Verso la fine del romanzo La strada di Cormac McCarthy, in cui si narra del rapporto tra un padre e un figlio in un mondo devastato da una tragedia che ha ridotto tutto in cenere, dove la vita animale è scomparsa e molti uomini sono regrediti verso una forma bestiale di cannibalismo, il figlio chiede al padre, morente, notizia di un bambino incontrato sulla strada e mai più rivisto: “Ma chi lo troverà se si è perso? Chi lo troverà quel bambino?” Questa la risposta del padre: “Lo troverà la bontà. È sempre stato così. E lo sarà ancora”.

V’è da dire che questa risposta viene da un uomo che, sorpreso dalla naturale inclinazione del bimbo verso il bene, non l’ha mortificata, giudicandola una fantasia infantile, ma l’ha assecondata, guidata, fatta crescere, riconoscendo nella natura del figlio l’unica possibilità di salvaguardare l’umanità non solo del fanciullo, ma anche propria, fino al lascito speranzoso delle parole che ho riportato, che si dimostreranno vere e affidabili.
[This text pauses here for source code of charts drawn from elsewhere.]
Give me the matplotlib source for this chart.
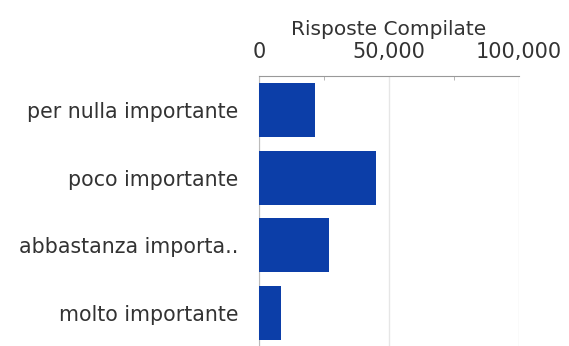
import matplotlib.pyplot as plt
from matplotlib.ticker import FuncFormatter, MultipleLocator

categories = ["per nulla importante", "poco importante",
              "abbastanza importa..", "molto importante"]
risposte = [21500, 45000, 27000, 8500]
x_ticks = [0, 50000, 100000]

W, H = 569, 346
fig = plt.figure(figsize=(W / 100, H / 100), dpi=100)
# axes box in pixels: left 259, right 519, top 76, bottom ~347
ax = fig.add_axes([259 / W, -1 / H, 260 / W, 271 / H])

ax.barh(range(len(categories)), risposte, height=0.8, color="#0c3ea8", zorder=3)

ax.set_xlim(0, 100000)
ax.set_ylim(len(categories) - 0.5, -0.5)
ax.set_yticks(range(len(categories)))
ax.set_yticklabels(categories, fontsize=14.8, color="#333333")

ax.xaxis.tick_top()
ax.xaxis.set_label_position("top")
ax.set_xticks(x_ticks)
ax.xaxis.set_minor_locator(MultipleLocator(25000))
ax.xaxis.set_major_formatter(FuncFormatter(lambda v, p: f"{int(v):,}"))
ax.tick_params(axis="x", which="major", length=0, pad=10, labelsize=15, labelcolor="#333333")
ax.tick_params(axis="x", which="minor", direction="in", length=3, color="#aaaaaa")
ax.tick_params(axis="y", length=0, pad=15)
ax.set_xlabel("Risposte Compilate", fontsize=14.5, color="#333333", labelpad=5)

ax.grid(axis="x", which="major", color="#e6e6e6", linewidth=1, zorder=0)
for s in ["right", "bottom"]:
    ax.spines[s].set_visible(False)
ax.spines["top"].set_color("#999999")
ax.spines["left"].set_color("#bbbbbb")

fig.savefig("out.png", dpi=100)
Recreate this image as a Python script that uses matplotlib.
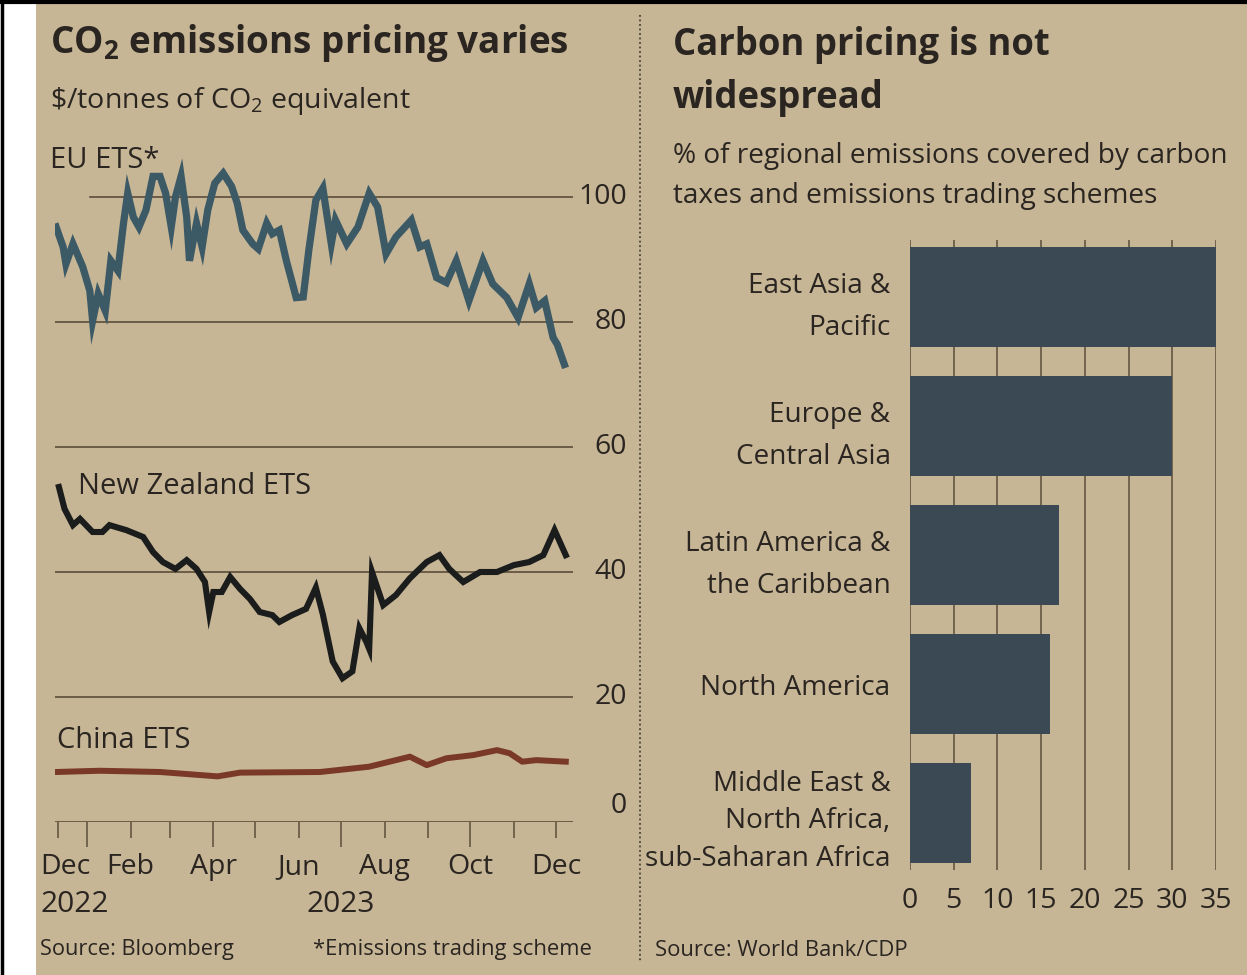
import matplotlib
matplotlib.use("Agg")
import matplotlib.pyplot as plt
import matplotlib.dates as mdates
import matplotlib.transforms as mtransforms
from matplotlib.lines import Line2D
from matplotlib.patches import Rectangle
import pandas as pd

# ---------------- data ----------------
eu_dates = ["2022-12-10", "2022-12-15", "2022-12-17", "2022-12-22", "2022-12-29",
            "2023-01-03", "2023-01-05", "2023-01-09", "2023-01-14", "2023-01-18",
            "2023-01-23", "2023-01-27", "2023-01-30", "2023-02-03", "2023-02-07",
            "2023-02-12", "2023-02-17", "2023-02-22", "2023-02-26", "2023-03-02",
            "2023-03-05", "2023-03-09", "2023-03-13", "2023-03-15", "2023-03-20",
            "2023-03-24", "2023-03-28", "2023-04-02", "2023-04-08", "2023-04-14",
            "2023-04-18", "2023-04-22", "2023-04-29", "2023-05-03", "2023-05-09",
            "2023-05-13", "2023-05-18", "2023-05-23", "2023-05-30", "2023-06-04",
            "2023-06-08", "2023-06-13", "2023-06-18", "2023-06-24", "2023-06-27",
            "2023-07-05", "2023-07-13", "2023-07-21", "2023-07-27", "2023-08-02",
            "2023-08-09", "2023-08-20", "2023-08-26", "2023-08-31", "2023-09-07",
            "2023-09-14", "2023-09-21", "2023-09-30", "2023-10-10", "2023-10-17",
            "2023-10-27", "2023-11-04", "2023-11-12", "2023-11-17", "2023-11-23",
            "2023-11-29", "2023-12-02", "2023-12-07"]
eu_values = [95.2, 92.0, 89.3, 92.5, 88.8,
             85.0, 80.2, 84.5, 81.8, 89.8,
             88.2, 95.8, 100.6, 96.8, 95.2,
             97.9, 103.3, 103.3, 100.6, 95.2,
             100.0, 103.3, 96.8, 89.8, 95.8,
             92.0, 97.9, 102.2, 103.8, 101.7,
             99.0, 94.7, 92.5, 91.7, 95.8,
             94.1, 94.7, 89.8, 83.9, 84.0,
             91.5, 99.5, 101.4, 92.5, 96.3,
             92.5, 95.2, 100.6, 98.4, 90.9,
             93.6, 96.3, 92.0, 92.5, 87.1,
             86.3, 89.8, 83.4, 89.8, 86.1,
             83.9, 80.7, 86.1, 82.3, 83.4,
             77.5, 76.4, 73.2]

nz_dates = ["2022-12-12", "2022-12-16", "2022-12-22", "2022-12-27", "2023-01-05",
            "2023-01-12", "2023-01-17", "2023-01-29", "2023-02-10", "2023-02-17",
            "2023-02-24", "2023-03-05", "2023-03-13", "2023-03-20", "2023-03-26",
            "2023-03-29", "2023-04-01", "2023-04-07", "2023-04-13", "2023-04-20",
            "2023-04-27", "2023-05-04", "2023-05-13", "2023-05-18", "2023-05-27",
            "2023-06-06", "2023-06-13", "2023-06-18", "2023-06-25", "2023-07-02",
            "2023-07-09", "2023-07-14", "2023-07-19", "2023-07-21", "2023-07-23",
            "2023-07-31", "2023-08-09", "2023-08-19", "2023-08-31", "2023-09-09",
            "2023-09-16", "2023-09-26", "2023-10-08", "2023-10-20", "2023-11-01",
            "2023-11-12", "2023-11-22", "2023-11-30", "2023-12-06", "2023-12-08"]
nz_values = [53.6, 50.1, 47.5, 48.5, 46.4,
             46.4, 47.5, 46.7, 45.6, 43.2,
             41.6, 40.5, 41.9, 40.5, 38.4,
             33.6, 36.8, 36.8, 39.2, 37.3,
             35.7, 33.6, 33.1, 32.0, 33.1,
             34.1, 37.5, 33.2, 25.7, 23.0,
             24.1, 31.0, 28.8, 27.7, 40.0,
             34.7, 36.3, 39.0, 41.6, 42.7,
             40.5, 38.4, 40.0, 40.0, 41.1,
             41.6, 42.7, 46.7, 43.7, 42.7]

cn_dates = ["2022-12-10", "2023-01-10", "2023-02-22", "2023-04-04", "2023-04-20",
            "2023-06-16", "2023-07-21", "2023-08-19", "2023-08-31", "2023-09-14",
            "2023-10-03", "2023-10-20", "2023-10-29", "2023-11-07", "2023-11-17",
            "2023-12-08"]
cn_values = [8.0, 8.2, 8.0, 7.3, 7.9,
             8.0, 8.85, 10.45, 9.1, 10.2,
             10.7, 11.5, 11.0, 9.65, 9.9,
             9.65]

price_ticks = [0, 20, 40, 60, 80, 100]
month_labels = ["Feb", "Apr", "Jun", "Aug", "Oct", "Dec"]
month_label_dates = ["2023-02-01", "2023-04-01", "2023-06-01", "2023-08-01",
                     "2023-10-01", "2023-12-01"]

regions = ["East Asia &\nPacific", "Europe &\nCentral Asia",
           "Latin America &\nthe Caribbean", "North America",
           "Middle East &\nNorth Africa,\nsub-Saharan Africa"]
coverage = [35, 30, 17, 16, 7]
coverage_ticks = [0, 5, 10, 15, 20, 25, 30, 35]

# ---------------- style ----------------
W, H = 1247, 975
BG = "#c6b696"
TXT = "#2a2520"
GRID = "#5b4d3a"
EU_C = "#3c5966"
NZ_C = "#1b1c1c"
CN_C = "#7a3826"
BAR_C = "#3b4955"
FONT = ["Open Sans", "DejaVu Sans"]
plt.rcParams["font.family"] = FONT
plt.rcParams["mathtext.fontset"] = "custom"
plt.rcParams["mathtext.rm"] = "Open Sans"
plt.rcParams["mathtext.bf"] = "Open Sans:bold"

fig = plt.figure(figsize=(W / 100, H / 100), dpi=100, facecolor=BG)


def fx(px):
    return px / W


def fy(py):
    return 1 - py / H


# white strip on the left and black border lines (photo edges)
fig.patches.append(Rectangle((0, 0), fx(36), 1, transform=fig.transFigure,
                             facecolor="white", edgecolor="none", zorder=0))
fig.add_artist(Line2D([fx(2), fx(2)], [0, 1], color="black", lw=2.5))
fig.add_artist(Line2D([0, 1], [fy(2), fy(2)], color="black", lw=3))

# ---------------- left chart ----------------
d0 = mdates.date2num(pd.Timestamp("2023-01-01"))
ppd = 1.404  # pixels per day


def xdate(px):
    return d0 + (px - 87) / ppd


ax1 = fig.add_axes([fx(55), fy(822), fx(573) - fx(55), fy(134.5) - fy(822)])
ax1.set_facecolor("none")
ax1.set_xlim(xdate(55), xdate(573))
ax1.set_ylim(0, 110)
for s in ax1.spines.values():
    s.set_visible(False)

for v in price_ticks:
    xmin = 0.068 if v == 100 else 0.0
    ax1.axhline(v, xmin=xmin, xmax=1, color=GRID, lw=1.2, zorder=1)

ax1.plot(pd.to_datetime(eu_dates), eu_values, color=EU_C, lw=5.2,
         solid_joinstyle="miter", zorder=3)
ax1.plot(pd.to_datetime(nz_dates), nz_values, color=NZ_C, lw=4.4,
         solid_joinstyle="miter", zorder=3)
ax1.plot(pd.to_datetime(cn_dates), cn_values, color=CN_C, lw=4.3, zorder=3)

major = pd.to_datetime(["2023-01-01", "2023-04-01", "2023-07-01", "2023-10-01"])
minor = pd.to_datetime(["2022-12-11", "2023-02-01", "2023-03-01", "2023-05-01",
                        "2023-06-01", "2023-08-01", "2023-09-01", "2023-11-01",
                        "2023-12-01"])
ax1.set_xticks(major)
ax1.set_xticks(minor, minor=True)
ax1.tick_params(axis="x", which="major", length=18, width=1.1, color=GRID,
                direction="out", labelbottom=False)
ax1.tick_params(axis="x", which="minor", length=11.5, width=1.1, color=GRID,
                direction="out", labelbottom=False)
ax1.set_yticks([])

for lab, d in zip(month_labels, month_label_dates):
    ax1.text(pd.Timestamp(d), -7.2, lab, ha="center", va="center",
             fontsize=20.5, color=TXT, clip_on=False)
ax1.text(pd.Timestamp("2022-11-29"), -7.2, "Dec", ha="left", va="center",
         fontsize=20.5, color=TXT, clip_on=False)
ax1.text(pd.Timestamp("2022-11-29"), -13.2, "2022", ha="left", va="center",
         fontsize=21.5, color=TXT, clip_on=False)
ax1.text(pd.Timestamp("2023-07-01"), -13.2, "2023", ha="center", va="center",
         fontsize=21.5, color=TXT, clip_on=False)

trans = mtransforms.blended_transform_factory(ax1.transAxes, ax1.transData)
for v in price_ticks:
    yy = 2.5 if v == 0 else v
    ax1.text((627 - 55) / 518, yy, str(v), transform=trans, ha="right",
             va="center", fontsize=20.5, color=TXT, clip_on=False)

fig.text(fx(50), fy(43), r"CO$_\mathbf{2}$ emissions pricing varies", fontsize=26.6,
         fontweight="bold", color=TXT, va="center", ha="left")
fig.text(fx(50), fy(101), r"\$/tonnes of CO$_2$ equivalent",
         fontsize=20.5, color=TXT, va="center", ha="left")
fig.text(fx(50), fy(160), "EU ETS*", fontsize=21, color=TXT, va="center", ha="left")
fig.text(fx(78), fy(487), "New Zealand ETS", fontsize=21, color=TXT,
         va="center", ha="left")
fig.text(fx(57), fy(741), "China ETS", fontsize=21, color=TXT, va="center",
         ha="left")
fig.text(fx(40), fy(950), "Source: Bloomberg", fontsize=15.7, color=TXT,
         va="center", ha="left")
fig.text(fx(313), fy(950), "*Emissions trading scheme", fontsize=15.8,
         color=TXT, va="center", ha="left")

# dotted separator
fig.add_artist(Line2D([fx(640), fx(640)], [fy(15), fy(962)], color="#4a4238",
                      lw=1.3, linestyle=(0, (1, 1.5))))

# ---------------- right chart ----------------
ax2 = fig.add_axes([fx(910), fy(870), fx(1216) - fx(910), fy(240) - fy(870)])
ax2.set_facecolor("none")
ax2.set_xlim(0, 35)
ax2.set_ylim(4.44, -0.44)
for s in ax2.spines.values():
    s.set_visible(False)
for v in coverage_ticks:
    ax2.axvline(v, color=GRID, lw=1.1, zorder=1)
ax2.barh(range(len(regions)), coverage, height=0.775, color=BAR_C, zorder=2)
ax2.set_yticks(range(len(regions)))
ax2.set_yticklabels(regions, fontsize=20.1, color=TXT)
for t in ax2.get_yticklabels():
    t.set_linespacing(1.45 if t.get_text().count("\n") > 1 else 1.66)
ax2.tick_params(axis="y", length=0, pad=14)
ax2.set_xticks(coverage_ticks)
ax2.set_xticklabels([str(v) for v in coverage_ticks], fontsize=20.5, color=TXT)
ax2.tick_params(axis="x", length=0, pad=12)

fig.text(fx(673), fy(71.5), "Carbon pricing is not\nwidespread", fontsize=26.3,
         fontweight="bold", color=TXT, va="center", ha="left", linespacing=1.54)
fig.text(fx(673), fy(176), "% of regional emissions covered by carbon\n"
         "taxes and emissions trading schemes", fontsize=20.2, color=TXT,
         va="center", ha="left", linespacing=1.6)
fig.text(fx(655), fy(950), "Source: World Bank/CDP", fontsize=15.8, color=TXT,
         va="center", ha="left")

fig.savefig("out.png", dpi=100, facecolor=BG)
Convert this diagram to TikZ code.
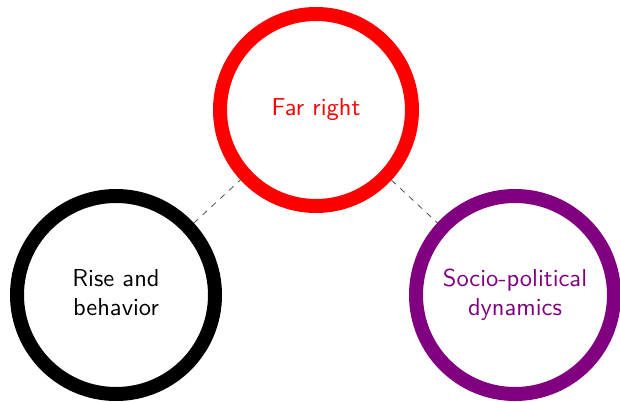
\documentclass[tikz,border=0pt]{standalone}
\usepackage{fontspec}
\definecolor{ringpurple}{RGB}{128,0,128}
\definecolor{ringred}{RGB}{255,0,0}
\definecolor{linkgray}{RGB}{80,80,80}
\newcommand{\ringtext}[1]{\scalebox{2.45}{\sffamily\fontsize{10}{11.8}\selectfont\begin{tabular}{@{}c@{}}#1\end{tabular}}}
\begin{document}
\begin{tikzpicture}[x=1pt,y=-1pt,
  ring/.style={circle,draw,line width=14pt,inner sep=0pt},
  link/.style={draw=linkgray,line width=0.8pt,dash pattern=on 6pt off 6pt}]
\useasboundingbox (0,0) rectangle (620,401);
\node[ring,draw=ringred,text=ringred,minimum size=192pt] (far) at (316,110) {\ringtext{Far right}};
\node[ring,draw=black,text=black,minimum size=198pt] (rise) at (116,295) {\ringtext{Rise and\\behavior}};
\node[ring,draw=ringpurple,text=ringpurple,minimum size=198pt] (socio) at (515,295) {\ringtext{Socio-political\\dynamics}};
\path[link] (rise) -- (far);
\path[link] (far) -- (socio);
\end{tikzpicture}
\end{document}
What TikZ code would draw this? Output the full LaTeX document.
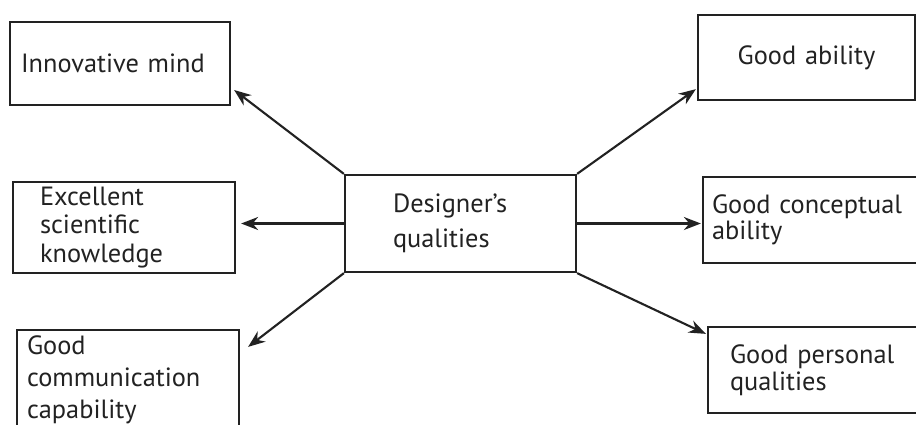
\documentclass[tikz,border=0pt]{standalone}
\usepackage{fontspec}
\setmainfont{PT Sans}
\usetikzlibrary{arrows.meta,positioning,calc}
\definecolor{ink}{HTML}{222222}
\newcommand\lead[1]{\fontsize{15}{#1}\selectfont}
\tikzset{
  box/.style ={draw=ink, fill=white, line width=1.3pt, text=ink,
               align=left, inner ysep=0pt, font=\lead{17}},
  arr/.style ={-{Stealth[length=3.4mm,width=2.6mm]}, line width=1.2pt,
               draw=ink},
}
\begin{document}
\begin{tikzpicture}[x=0.02cm,y=-0.02cm]
  \useasboundingbox (0,0) rectangle (916,424);
  \clip (0,0) rectangle (916,424);

  \node[box,text width=2.7cm,inner xsep=0.96cm,minimum height=1.94cm,
        font=\lead{19.8}] (qual) at (460.5,223.5) {Designer's\\qualities};

  \node[box,text width=3.96cm,inner xsep=0.22cm,minimum height=1.66cm]
    (mind) at (120,63.5) {Innovative mind};
  \node[box,text width=3.36cm,inner xsep=0.54cm,minimum height=1.82cm,
        font=\lead{16.4}] (know) at (124,227.5)
    {Excellent\\scientific\\knowledge};
  \node[box,text width=4.04cm,inner xsep=0.2cm,minimum height=2.0cm,
        font=\lead{18.1}] (comm) at (128,380)
    {Good\\communication\\capability};

  \node[box,align=center,text width=3.9cm,inner xsep=0.22cm,
        minimum height=1.7cm] (abil) at (806.5,57.5) {Good ability};
  \node[box,text width=4.18cm,inner xsep=0.18cm,minimum height=1.72cm,
        font=\lead{13.5}] (concept) at (816.5,220)
    {Good conceptual\\ability};
  \node[box,text width=3.56cm,inner xsep=0.44cm,minimum height=1.72cm,
        font=\lead{15.3}] (person) at (819,370)
    {Good personal\\qualities};

  \draw[arr] (qual.north west) -- ([shift={(0.06cm,-0.53cm)}]mind.east);
  \draw[arr] (qual.west) -- ([xshift=0.1cm]qual.west -| know.east);
  \draw[arr] (qual.south west) -- ([shift={(0.16cm,-0.36cm)}]comm.north east);
  \draw[arr] (qual.north east) -- ([shift={(-0.02cm,0.24cm)}]abil.south west);
  \draw[arr] (qual.east) -- ([xshift=-0.02cm]qual.east -| concept.west);
  \draw[arr] (qual.south east) -- ([shift={(-0.02cm,-0.16cm)}]person.north west);
\end{tikzpicture}
\end{document}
Emerge un’immagine dell’educazione che non consiste nel riempire il bambino delle proprie opinioni, ma che si compie nel servizio alla sua natura, per farla crescere e darle quella sicurezza che il bimbo come il giovane è spinto a cercare nella persona e nella vita dell’adulto.

D’altra parte, mi pare che si possa dire che il movimento amoroso di Dio che si china su di noi facendosi uomo nasca come dall’urgenza di assicurarci che ciò che siamo è destinato a compiersi: in virtù della resurrezione possiamo dire con la stessa convinzione di Paolo e Timoteo: “sono persuaso che colui che ha iniziato in voi quest’opera buona, la porterà a compimento fino al giorno di Cristo Gesù”. 

L’urgenza che i tempi pongono a noi adulti di essere tali, cioè capaci di generare, educare, far crescere nella vita coloro che mettiamo al mondo mi pare decisiva.